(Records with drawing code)

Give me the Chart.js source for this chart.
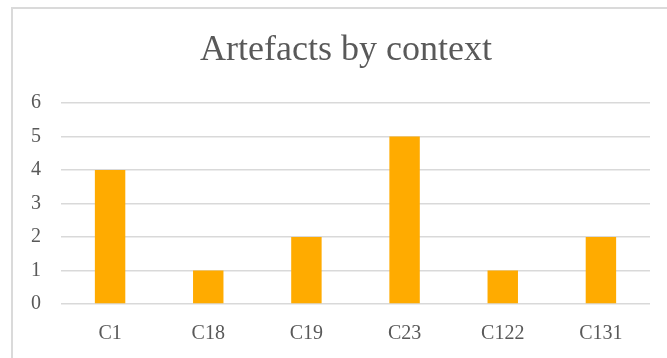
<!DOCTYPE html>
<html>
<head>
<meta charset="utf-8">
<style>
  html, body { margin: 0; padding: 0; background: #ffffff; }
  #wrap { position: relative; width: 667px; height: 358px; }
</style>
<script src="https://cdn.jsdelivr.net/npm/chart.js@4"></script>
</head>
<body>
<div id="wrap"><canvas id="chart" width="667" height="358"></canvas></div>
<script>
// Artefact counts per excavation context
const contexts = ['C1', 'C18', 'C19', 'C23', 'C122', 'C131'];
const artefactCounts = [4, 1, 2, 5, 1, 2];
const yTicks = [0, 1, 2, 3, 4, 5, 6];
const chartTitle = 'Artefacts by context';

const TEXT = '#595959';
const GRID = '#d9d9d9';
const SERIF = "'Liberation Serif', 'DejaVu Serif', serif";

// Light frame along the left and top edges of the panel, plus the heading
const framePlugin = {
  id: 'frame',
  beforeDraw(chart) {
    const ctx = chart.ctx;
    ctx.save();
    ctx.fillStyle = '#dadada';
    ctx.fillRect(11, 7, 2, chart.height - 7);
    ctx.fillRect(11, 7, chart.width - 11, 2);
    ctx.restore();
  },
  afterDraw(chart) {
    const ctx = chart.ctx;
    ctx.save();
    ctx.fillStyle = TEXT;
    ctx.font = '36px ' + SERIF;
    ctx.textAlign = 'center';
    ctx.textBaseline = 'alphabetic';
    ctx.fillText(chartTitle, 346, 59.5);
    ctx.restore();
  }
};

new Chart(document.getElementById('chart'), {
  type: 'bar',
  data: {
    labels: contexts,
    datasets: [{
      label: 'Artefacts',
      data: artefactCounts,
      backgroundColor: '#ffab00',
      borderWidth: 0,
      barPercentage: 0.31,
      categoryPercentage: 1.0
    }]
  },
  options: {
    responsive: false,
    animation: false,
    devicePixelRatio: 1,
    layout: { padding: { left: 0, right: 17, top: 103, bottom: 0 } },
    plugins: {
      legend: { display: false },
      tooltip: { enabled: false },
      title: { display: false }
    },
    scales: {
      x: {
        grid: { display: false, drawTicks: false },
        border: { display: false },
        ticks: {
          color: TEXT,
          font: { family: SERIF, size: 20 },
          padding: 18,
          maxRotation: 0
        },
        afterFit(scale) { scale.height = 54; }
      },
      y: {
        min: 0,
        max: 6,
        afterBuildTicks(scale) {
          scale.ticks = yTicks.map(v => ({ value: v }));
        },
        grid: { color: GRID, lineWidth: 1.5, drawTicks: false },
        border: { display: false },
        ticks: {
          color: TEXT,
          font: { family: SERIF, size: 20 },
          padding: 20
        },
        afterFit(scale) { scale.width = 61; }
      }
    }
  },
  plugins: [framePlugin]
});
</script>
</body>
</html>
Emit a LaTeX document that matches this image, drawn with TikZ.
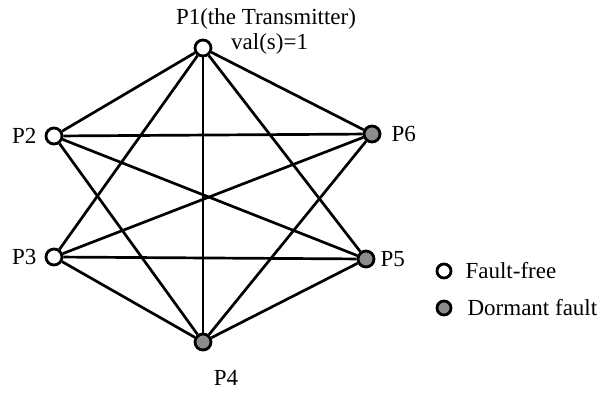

◆ To do ◆
Looking at the records above, report how many lines contain the word "document". Answer with the number only.

◆ Full solution ◆
2